## The exercise
Retype the stretch of lines that starts at the line containing "Generate a Python" and ends at the line containing "from matplotlib.ticker import MultipleLocator", inclusive. Do not include pictures.

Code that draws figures
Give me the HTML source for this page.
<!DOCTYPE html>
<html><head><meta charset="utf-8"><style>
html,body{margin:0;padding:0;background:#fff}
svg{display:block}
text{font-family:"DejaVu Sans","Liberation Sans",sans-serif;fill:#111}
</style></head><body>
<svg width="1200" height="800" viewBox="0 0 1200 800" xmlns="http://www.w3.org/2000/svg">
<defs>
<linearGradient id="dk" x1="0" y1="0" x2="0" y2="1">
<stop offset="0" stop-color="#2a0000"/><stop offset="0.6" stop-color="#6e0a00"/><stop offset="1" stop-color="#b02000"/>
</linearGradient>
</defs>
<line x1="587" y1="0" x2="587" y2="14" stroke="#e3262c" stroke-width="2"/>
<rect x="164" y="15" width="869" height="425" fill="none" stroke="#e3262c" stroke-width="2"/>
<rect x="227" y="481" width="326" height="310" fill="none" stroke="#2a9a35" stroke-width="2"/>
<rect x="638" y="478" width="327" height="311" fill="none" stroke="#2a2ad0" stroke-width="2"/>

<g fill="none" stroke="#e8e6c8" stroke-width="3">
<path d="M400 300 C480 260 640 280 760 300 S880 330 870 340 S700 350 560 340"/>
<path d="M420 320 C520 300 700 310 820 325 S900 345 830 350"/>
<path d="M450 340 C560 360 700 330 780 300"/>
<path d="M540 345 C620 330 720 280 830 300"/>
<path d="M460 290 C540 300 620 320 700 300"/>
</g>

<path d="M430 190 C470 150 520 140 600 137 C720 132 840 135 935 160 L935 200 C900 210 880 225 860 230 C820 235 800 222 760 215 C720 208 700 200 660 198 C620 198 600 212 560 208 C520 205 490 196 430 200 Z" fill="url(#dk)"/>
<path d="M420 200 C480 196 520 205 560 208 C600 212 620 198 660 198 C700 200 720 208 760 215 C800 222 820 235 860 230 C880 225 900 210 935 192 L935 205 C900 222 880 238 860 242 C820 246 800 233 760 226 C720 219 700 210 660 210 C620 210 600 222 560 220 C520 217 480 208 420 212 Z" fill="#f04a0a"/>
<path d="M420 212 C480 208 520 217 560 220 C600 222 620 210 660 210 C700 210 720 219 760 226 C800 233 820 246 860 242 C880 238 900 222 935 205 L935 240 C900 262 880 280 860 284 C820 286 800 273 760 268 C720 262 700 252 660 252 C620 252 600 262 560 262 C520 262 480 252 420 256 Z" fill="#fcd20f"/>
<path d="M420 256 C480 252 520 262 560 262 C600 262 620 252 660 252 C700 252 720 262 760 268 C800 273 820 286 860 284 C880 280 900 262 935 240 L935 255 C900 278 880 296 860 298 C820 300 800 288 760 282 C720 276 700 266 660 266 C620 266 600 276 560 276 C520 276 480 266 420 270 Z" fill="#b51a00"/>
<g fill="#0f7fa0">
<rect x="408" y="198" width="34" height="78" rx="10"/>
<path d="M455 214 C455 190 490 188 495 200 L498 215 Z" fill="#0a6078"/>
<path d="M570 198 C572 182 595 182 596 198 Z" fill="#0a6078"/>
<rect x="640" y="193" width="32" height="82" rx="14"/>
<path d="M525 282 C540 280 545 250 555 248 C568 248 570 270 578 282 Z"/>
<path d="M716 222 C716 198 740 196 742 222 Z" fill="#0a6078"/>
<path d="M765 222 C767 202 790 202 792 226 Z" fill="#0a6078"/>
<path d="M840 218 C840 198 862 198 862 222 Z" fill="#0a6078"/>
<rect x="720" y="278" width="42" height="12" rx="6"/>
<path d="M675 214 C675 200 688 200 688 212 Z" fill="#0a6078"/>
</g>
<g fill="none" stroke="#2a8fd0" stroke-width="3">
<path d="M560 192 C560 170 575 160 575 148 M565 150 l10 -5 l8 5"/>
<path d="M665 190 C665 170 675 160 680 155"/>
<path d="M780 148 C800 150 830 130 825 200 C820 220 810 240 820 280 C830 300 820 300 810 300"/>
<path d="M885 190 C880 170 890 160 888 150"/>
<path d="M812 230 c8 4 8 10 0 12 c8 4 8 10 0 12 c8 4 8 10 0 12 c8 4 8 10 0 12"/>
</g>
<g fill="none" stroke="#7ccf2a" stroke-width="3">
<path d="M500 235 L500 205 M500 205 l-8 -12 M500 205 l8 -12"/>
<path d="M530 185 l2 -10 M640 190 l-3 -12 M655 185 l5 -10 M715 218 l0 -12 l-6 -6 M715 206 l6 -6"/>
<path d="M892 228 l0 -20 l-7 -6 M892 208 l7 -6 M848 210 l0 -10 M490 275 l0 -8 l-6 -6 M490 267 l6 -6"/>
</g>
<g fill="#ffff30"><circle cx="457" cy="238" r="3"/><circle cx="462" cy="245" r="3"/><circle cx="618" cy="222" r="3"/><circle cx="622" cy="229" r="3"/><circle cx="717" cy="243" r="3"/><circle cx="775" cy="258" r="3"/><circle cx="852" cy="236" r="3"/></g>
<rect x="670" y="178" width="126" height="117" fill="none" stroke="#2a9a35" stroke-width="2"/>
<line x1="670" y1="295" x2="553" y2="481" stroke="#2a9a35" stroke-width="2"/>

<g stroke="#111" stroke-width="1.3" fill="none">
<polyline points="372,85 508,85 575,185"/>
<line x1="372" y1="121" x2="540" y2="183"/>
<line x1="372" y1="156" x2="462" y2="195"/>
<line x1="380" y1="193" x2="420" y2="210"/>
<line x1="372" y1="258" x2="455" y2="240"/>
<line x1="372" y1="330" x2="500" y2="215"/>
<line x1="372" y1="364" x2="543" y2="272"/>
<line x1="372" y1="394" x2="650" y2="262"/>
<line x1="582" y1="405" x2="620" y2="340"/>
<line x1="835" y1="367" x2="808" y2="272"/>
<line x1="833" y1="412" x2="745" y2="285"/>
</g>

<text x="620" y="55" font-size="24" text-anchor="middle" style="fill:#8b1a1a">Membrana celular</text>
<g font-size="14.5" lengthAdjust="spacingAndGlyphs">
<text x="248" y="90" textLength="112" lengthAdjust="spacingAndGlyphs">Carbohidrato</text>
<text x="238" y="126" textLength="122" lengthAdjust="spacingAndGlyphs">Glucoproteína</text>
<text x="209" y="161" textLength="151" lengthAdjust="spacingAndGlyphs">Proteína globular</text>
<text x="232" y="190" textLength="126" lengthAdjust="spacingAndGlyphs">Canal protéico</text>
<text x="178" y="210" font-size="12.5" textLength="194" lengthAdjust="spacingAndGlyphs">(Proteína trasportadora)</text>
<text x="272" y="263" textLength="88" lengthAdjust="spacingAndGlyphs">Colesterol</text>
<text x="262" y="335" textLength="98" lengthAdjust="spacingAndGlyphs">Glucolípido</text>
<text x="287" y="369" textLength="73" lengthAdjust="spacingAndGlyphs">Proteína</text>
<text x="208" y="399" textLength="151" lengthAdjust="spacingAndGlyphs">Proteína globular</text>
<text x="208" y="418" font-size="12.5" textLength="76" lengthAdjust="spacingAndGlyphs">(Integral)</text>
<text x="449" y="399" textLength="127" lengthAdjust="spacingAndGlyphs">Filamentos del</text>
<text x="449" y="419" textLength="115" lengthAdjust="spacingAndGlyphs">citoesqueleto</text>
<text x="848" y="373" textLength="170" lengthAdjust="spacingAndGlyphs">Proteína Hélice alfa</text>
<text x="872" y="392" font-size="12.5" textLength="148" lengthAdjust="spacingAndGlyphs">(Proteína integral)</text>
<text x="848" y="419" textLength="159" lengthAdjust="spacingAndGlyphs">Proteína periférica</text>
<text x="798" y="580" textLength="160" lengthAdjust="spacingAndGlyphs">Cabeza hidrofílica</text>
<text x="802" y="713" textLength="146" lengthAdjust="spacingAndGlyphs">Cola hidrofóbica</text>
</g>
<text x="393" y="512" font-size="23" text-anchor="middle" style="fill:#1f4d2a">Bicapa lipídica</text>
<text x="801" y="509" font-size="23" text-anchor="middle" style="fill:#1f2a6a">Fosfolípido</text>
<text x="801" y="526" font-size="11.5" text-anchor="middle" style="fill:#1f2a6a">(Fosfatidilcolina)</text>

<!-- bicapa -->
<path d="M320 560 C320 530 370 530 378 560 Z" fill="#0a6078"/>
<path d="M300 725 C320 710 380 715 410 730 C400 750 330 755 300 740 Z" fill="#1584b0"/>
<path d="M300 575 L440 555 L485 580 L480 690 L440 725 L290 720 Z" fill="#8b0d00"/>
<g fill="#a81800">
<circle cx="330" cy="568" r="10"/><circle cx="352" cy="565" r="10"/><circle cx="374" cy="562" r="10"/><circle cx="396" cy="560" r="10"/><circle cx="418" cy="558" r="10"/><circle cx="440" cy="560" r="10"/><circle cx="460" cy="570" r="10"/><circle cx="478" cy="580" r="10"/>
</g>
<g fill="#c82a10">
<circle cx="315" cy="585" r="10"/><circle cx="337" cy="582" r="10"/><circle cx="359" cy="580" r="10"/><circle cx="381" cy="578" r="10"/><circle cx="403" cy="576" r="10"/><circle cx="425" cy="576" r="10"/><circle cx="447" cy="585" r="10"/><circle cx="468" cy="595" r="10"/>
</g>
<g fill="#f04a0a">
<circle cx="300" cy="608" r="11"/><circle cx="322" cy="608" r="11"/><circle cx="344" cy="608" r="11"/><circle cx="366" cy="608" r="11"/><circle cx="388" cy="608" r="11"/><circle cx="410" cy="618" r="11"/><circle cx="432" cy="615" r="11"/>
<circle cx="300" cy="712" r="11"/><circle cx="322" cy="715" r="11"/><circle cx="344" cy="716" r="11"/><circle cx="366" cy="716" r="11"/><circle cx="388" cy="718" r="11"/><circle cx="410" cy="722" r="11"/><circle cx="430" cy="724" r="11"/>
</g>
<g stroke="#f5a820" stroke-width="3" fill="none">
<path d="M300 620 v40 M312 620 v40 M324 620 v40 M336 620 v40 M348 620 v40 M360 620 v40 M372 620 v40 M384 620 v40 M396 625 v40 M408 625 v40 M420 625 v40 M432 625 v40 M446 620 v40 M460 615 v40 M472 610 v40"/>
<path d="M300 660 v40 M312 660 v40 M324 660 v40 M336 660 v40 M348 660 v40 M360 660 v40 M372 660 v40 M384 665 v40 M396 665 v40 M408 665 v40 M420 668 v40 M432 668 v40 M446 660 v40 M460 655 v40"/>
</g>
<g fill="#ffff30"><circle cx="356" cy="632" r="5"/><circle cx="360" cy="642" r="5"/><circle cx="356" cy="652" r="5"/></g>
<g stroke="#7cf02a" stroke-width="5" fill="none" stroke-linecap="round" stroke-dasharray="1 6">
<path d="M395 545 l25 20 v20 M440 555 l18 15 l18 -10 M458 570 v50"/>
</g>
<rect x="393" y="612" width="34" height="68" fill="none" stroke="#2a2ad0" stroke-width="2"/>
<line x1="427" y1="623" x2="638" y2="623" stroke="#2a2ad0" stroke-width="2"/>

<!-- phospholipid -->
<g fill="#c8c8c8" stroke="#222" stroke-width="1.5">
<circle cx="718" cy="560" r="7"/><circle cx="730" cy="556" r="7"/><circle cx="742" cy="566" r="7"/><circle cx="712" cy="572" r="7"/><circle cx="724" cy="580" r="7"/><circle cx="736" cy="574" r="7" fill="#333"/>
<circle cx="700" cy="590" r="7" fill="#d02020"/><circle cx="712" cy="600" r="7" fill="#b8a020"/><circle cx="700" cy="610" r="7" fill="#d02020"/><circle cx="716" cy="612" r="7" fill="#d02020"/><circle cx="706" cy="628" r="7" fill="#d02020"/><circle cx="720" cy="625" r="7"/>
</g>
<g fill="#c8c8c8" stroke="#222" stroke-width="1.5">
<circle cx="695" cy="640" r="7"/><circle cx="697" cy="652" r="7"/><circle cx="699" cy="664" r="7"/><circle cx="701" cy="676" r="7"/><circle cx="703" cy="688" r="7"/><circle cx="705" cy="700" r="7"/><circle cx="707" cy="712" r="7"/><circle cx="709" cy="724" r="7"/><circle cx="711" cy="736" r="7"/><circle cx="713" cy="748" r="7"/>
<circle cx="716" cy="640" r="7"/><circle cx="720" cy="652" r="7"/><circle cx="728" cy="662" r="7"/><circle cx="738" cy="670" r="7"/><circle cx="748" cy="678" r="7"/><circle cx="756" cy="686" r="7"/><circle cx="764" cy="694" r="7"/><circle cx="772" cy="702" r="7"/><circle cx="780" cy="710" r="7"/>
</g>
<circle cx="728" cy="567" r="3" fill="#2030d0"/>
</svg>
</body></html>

...

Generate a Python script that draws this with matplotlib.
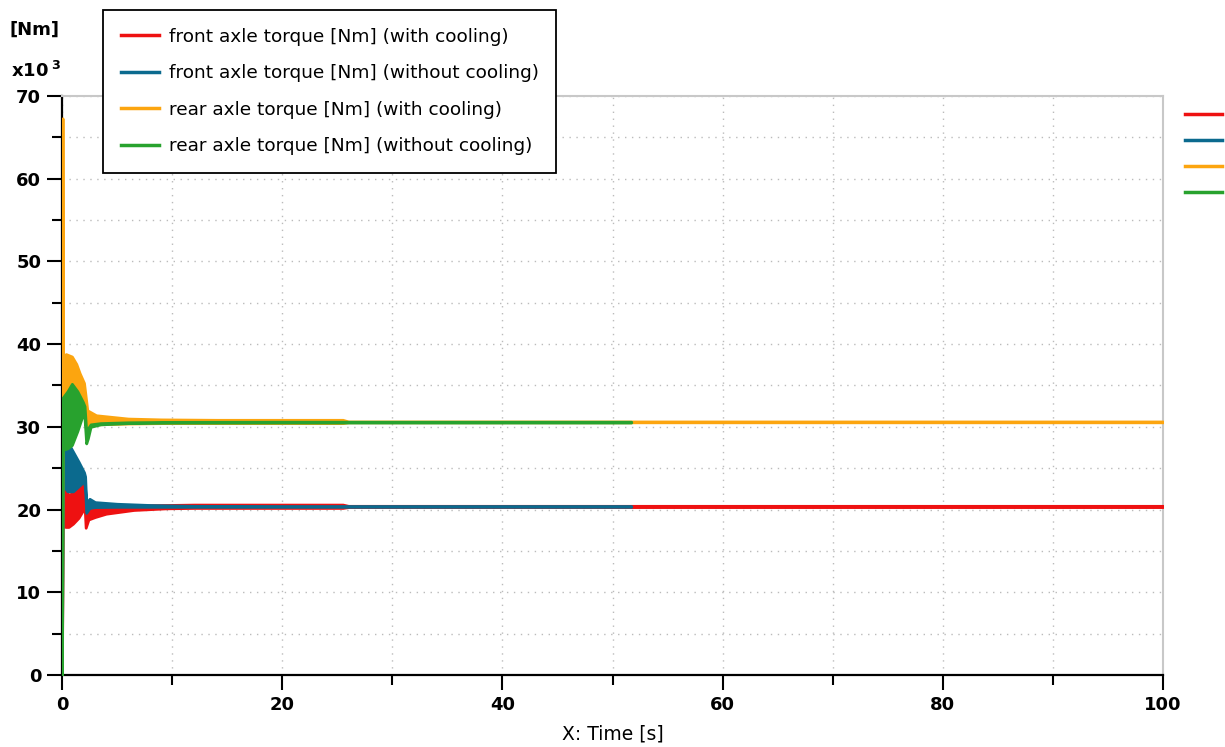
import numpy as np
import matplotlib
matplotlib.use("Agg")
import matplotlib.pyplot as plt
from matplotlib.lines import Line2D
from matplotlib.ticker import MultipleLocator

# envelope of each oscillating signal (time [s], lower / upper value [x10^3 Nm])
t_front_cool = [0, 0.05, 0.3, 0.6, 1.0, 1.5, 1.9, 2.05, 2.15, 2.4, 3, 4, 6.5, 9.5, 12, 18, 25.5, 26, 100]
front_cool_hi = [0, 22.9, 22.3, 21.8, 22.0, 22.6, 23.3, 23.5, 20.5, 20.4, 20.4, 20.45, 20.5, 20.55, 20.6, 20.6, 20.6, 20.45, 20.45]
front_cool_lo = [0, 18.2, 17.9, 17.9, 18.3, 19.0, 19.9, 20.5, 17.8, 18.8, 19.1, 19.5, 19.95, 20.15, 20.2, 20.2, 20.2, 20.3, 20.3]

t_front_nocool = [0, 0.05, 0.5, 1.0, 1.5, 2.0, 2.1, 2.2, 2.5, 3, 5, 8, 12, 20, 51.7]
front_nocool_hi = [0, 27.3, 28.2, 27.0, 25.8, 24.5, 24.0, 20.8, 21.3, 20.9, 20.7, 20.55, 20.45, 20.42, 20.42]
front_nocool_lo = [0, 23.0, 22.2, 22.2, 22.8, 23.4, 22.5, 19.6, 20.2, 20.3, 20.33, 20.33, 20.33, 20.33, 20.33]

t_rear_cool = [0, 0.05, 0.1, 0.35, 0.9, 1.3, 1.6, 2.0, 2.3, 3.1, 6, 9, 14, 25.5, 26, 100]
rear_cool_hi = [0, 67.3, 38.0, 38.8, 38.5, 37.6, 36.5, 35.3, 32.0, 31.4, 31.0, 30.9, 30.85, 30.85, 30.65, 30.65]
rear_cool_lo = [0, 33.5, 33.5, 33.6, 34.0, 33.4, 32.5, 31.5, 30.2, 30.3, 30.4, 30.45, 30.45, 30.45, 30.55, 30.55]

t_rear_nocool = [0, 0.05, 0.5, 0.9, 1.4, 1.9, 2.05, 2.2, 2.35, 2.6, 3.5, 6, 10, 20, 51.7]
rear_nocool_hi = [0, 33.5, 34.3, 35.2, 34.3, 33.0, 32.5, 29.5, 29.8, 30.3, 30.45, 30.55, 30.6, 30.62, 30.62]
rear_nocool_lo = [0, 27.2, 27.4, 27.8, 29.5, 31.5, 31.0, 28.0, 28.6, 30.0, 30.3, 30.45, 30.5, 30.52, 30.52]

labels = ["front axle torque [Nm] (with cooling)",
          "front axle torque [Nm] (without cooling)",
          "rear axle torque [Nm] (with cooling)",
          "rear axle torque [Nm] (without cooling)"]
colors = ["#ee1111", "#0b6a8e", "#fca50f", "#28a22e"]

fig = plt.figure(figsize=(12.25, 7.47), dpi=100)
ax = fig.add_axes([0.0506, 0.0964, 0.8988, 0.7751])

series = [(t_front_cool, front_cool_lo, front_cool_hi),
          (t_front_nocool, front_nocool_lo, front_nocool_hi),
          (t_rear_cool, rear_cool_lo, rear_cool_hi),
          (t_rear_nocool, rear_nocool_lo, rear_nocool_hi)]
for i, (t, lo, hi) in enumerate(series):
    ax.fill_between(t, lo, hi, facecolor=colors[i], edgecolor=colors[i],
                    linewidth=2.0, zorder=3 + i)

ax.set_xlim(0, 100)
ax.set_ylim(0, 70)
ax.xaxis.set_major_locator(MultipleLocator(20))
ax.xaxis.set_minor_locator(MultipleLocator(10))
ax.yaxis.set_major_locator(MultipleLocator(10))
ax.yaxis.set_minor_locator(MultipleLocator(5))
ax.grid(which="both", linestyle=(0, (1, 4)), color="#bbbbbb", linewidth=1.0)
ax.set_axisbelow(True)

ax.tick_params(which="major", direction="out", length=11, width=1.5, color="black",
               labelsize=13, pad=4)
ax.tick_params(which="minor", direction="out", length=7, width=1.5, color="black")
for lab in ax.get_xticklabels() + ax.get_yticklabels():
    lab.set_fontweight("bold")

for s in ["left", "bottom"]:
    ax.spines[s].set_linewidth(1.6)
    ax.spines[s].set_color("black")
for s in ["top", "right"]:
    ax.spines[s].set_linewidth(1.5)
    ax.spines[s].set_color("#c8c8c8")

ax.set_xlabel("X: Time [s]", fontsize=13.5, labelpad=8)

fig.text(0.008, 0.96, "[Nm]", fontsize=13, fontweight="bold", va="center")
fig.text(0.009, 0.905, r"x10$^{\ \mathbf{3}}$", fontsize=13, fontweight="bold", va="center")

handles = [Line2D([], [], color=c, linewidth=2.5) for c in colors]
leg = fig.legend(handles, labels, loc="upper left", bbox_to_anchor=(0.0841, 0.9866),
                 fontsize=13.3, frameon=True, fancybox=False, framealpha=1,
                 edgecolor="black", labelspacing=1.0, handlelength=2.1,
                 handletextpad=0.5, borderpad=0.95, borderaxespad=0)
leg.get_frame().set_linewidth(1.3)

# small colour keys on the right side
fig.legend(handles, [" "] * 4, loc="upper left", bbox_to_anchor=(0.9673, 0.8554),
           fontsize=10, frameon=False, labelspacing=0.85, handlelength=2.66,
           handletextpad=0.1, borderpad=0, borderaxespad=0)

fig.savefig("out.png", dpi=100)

## Response
Generate a Python script that draws this with matplotlib.
import numpy as np
import matplotlib
matplotlib.use("Agg")
import matplotlib.pyplot as plt
from matplotlib.lines import Line2D
from matplotlib.ticker import MultipleLocator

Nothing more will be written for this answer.